CBO: Israel Supplemental Costs $27 billion
The House of Representatives is set to vote on the Israel Security Supplemental Appropriations Act as early as Thursday. This morning, the Congressional Budget Office (CBO) released a score of the bill, finding it would add $26.7 billion to deficits over a decade.
Under the legislation, the House would “offset” the $14.3 billion supplemental by rescinding $14.3 billion of funding from the Internal Revenue Service (IRS). However, the supposed offset would actually worsen the deficit more than simply enacting the supplemental on its own because it would reduce the IRS’s capacity to collect revenue.
Specifically, CBO estimates the $14.3 billion of rescissions would reduce revenue collection by $26.8 billion over the next decade, resulting in a $12.5 billion net cost.
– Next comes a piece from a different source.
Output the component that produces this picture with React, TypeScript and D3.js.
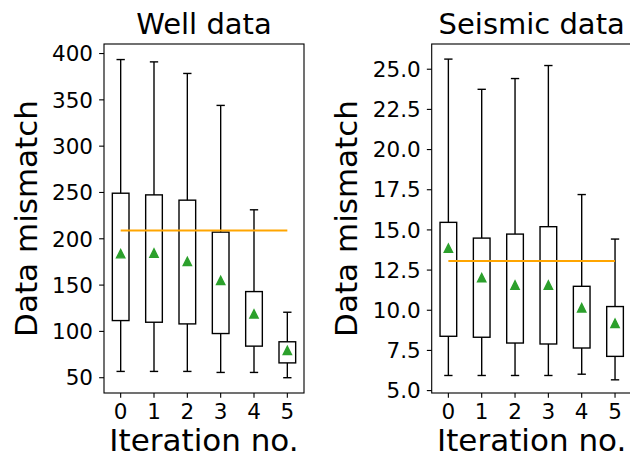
import React from "react";
import * as d3 from "d3";

const iterations = [0, 1, 2, 3, 4, 5];

// Well data (left panel)
const wellWhiskerHigh = [393.5, 391, 378.5, 344, 231.3, 120.7];
const wellQ3 = [249.2, 247.4, 241.7, 207.2, 143, 88.8];
const wellQ1 = [111.7, 109.9, 108.1, 97.7, 84.1, 66];
const wellWhiskerLow = [56.8, 56.8, 56.8, 55.7, 55.7, 50];
const wellMean = [183.9, 184.6, 175.6, 155, 118.9, 79.4];
const wellReference = 209;
const wellTicks = [50, 100, 150, 200, 250, 300, 350, 400];

// Seismic data (right panel)
const seisWhiskerHigh = [25.63, 23.75, 24.42, 25.23, 17.2, 14.43];
const seisQ3 = [15.47, 14.49, 14.74, 15.2, 11.49, 10.23];
const seisQ1 = [8.38, 8.32, 7.96, 7.9, 7.65, 7.13];
const seisWhiskerLow = [5.94, 5.94, 5.94, 5.94, 6.02, 5.67];
const seisMean = [13.86, 12.03, 11.57, 11.57, 10.15, 9.19];
const seisReference = 13.07;
const seisTicks = [5, 7.5, 10, 12.5, 15, 17.5, 20, 22.5, 25];

const FONT = "DejaVu Sans";
const TICK_FS = 21.5;
const LABEL_FS = 31;
const TITLE_FS = 29;
const LW = 1.39;

type PanelProps = {
  left: number;
  title: string;
  yDomain: [number, number];
  high: number[];
  q3: number[];
  q1: number[];
  low: number[];
  mean: number[];
  reference: number;
  ticks: number[];
  fmt: (v: number) => string;
  ylabelX: number;
};

function Panel(p: PanelProps) {
  const top = 44;
  const bottom = 393;
  const width = 200;
  const x = d3.scaleLinear().domain([-0.5, 5.5]).range([p.left, p.left + width]);
  const y = d3.scaleLinear().domain(p.yDomain).range([bottom, top]);
  const boxHalf = x(0.25) - x(0);
  const capHalf = x(0.125) - x(0);
  const tri = 4.17;
  return (
    <g>
      {iterations.map((it, i) => {
        const cx = x(it);
        return (
          <g key={i} stroke="#000" strokeWidth={LW} fill="none">
            <line x1={cx} x2={cx} y1={y(p.q3[i])} y2={y(p.high[i])} />
            <line x1={cx} x2={cx} y1={y(p.q1[i])} y2={y(p.low[i])} />
            <line x1={cx - capHalf} x2={cx + capHalf} y1={y(p.high[i])} y2={y(p.high[i])} />
            <line x1={cx - capHalf} x2={cx + capHalf} y1={y(p.low[i])} y2={y(p.low[i])} />
            <rect x={cx - boxHalf} y={y(p.q3[i])} width={boxHalf * 2} height={y(p.q1[i]) - y(p.q3[i])} />
          </g>
        );
      })}
      <line x1={x(0)} x2={x(5)} y1={y(p.reference)} y2={y(p.reference)} stroke="#FFA500" strokeWidth={2.08} />
      {iterations.map((it, i) => {
        const cx = x(it);
        const cy = y(p.mean[i]);
        return (
          <path key={"m" + i}
            d={`M${cx},${cy - tri}L${cx - tri},${cy + tri}L${cx + tri},${cy + tri}Z`}
            fill="#2ca02c" stroke="#2ca02c" strokeWidth={1.39} />
        );
      })}
      <rect x={p.left} y={top} width={width} height={bottom - top} fill="none" stroke="#000" strokeWidth={1.11} />
      {p.ticks.map((t) => (
        <g key={"y" + t}>
          <line x1={p.left - 4.86} x2={p.left} y1={y(t)} y2={y(t)} stroke="#000" strokeWidth={1.11} />
          <text x={p.left - 11} y={y(t)} dy="0.36em" textAnchor="end"
            fontFamily={FONT} fontSize={TICK_FS} fill="#000">{p.fmt(t)}</text>
        </g>
      ))}
      {iterations.map((it) => (
        <g key={"x" + it}>
          <line x1={x(it)} x2={x(it)} y1={bottom} y2={bottom + 4.86} stroke="#000" strokeWidth={1.11} />
          <text x={x(it)} y={419} textAnchor="middle" fontFamily={FONT} fontSize={TICK_FS} fill="#000">{it}</text>
        </g>
      ))}
      <text x={p.left + width / 2} y={451} textAnchor="middle" fontFamily={FONT} fontSize={LABEL_FS} fill="#000">Iteration no.</text>
      <text x={p.left + width / 2} y={34} textAnchor="middle" fontFamily={FONT} fontSize={TITLE_FS} fill="#000">{p.title}</text>
      <text transform={`translate(${p.ylabelX},${(top + bottom) / 2}) rotate(-90)`} textAnchor="middle"
        fontFamily={FONT} fontSize={LABEL_FS} fill="#000">Data mismatch</text>
    </g>
  );
}

export default function App() {
  return (
    <div style={{ position: "absolute", left: 0, top: 0 }}>
      <svg width={630} height={461} style={{ display: "block", background: "#fff" }}>
        <rect width={630} height={461} fill="#fff" />
        <Panel left={104} title="Well data" yDomain={[33.5, 410.3]}
          high={wellWhiskerHigh} q3={wellQ3} q1={wellQ1} low={wellWhiskerLow} mean={wellMean}
          reference={wellReference} ticks={wellTicks} fmt={(v) => String(v)} ylabelX={37} />
        <Panel left={431.7} title="Seismic data" yDomain={[4.85, 26.57]}
          high={seisWhiskerHigh} q3={seisQ3} q1={seisQ1} low={seisWhiskerLow} mean={seisMean}
          reference={seisReference} ticks={seisTicks} fmt={(v) => v.toFixed(1)} ylabelX={357} />
      </svg>
    </div>
  );
}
In combination with the supplemental spending itself, this would mean a $26.7 billion deficit increase over the next decade – including $21.5 billion over the next five years.
Summary of CBO's Score
Policy | Cost / Savings (-) |
---|---|
Israel Aid Supplemental - Defense | $10.5 billion |
Israel Aid Supplemental - State, Foreign Operations | $3.7 billion |
Rescission of IRS Funding | -$14.3 billion |
Loss of Revenues due to Rescission | $26.8 billion |
Total | $26.7 billion |
Sources: Congressional Budget Office and CRFB analysis. Note: Numbers reflect outlays and revenues and may not sum due to rounding.
While we welcome the House’s efforts to offset the supplemental, rescinding IRS funding would actually increase deficits by worsening the tax gap. We encourage Congress to instead find real offsets for the legislation.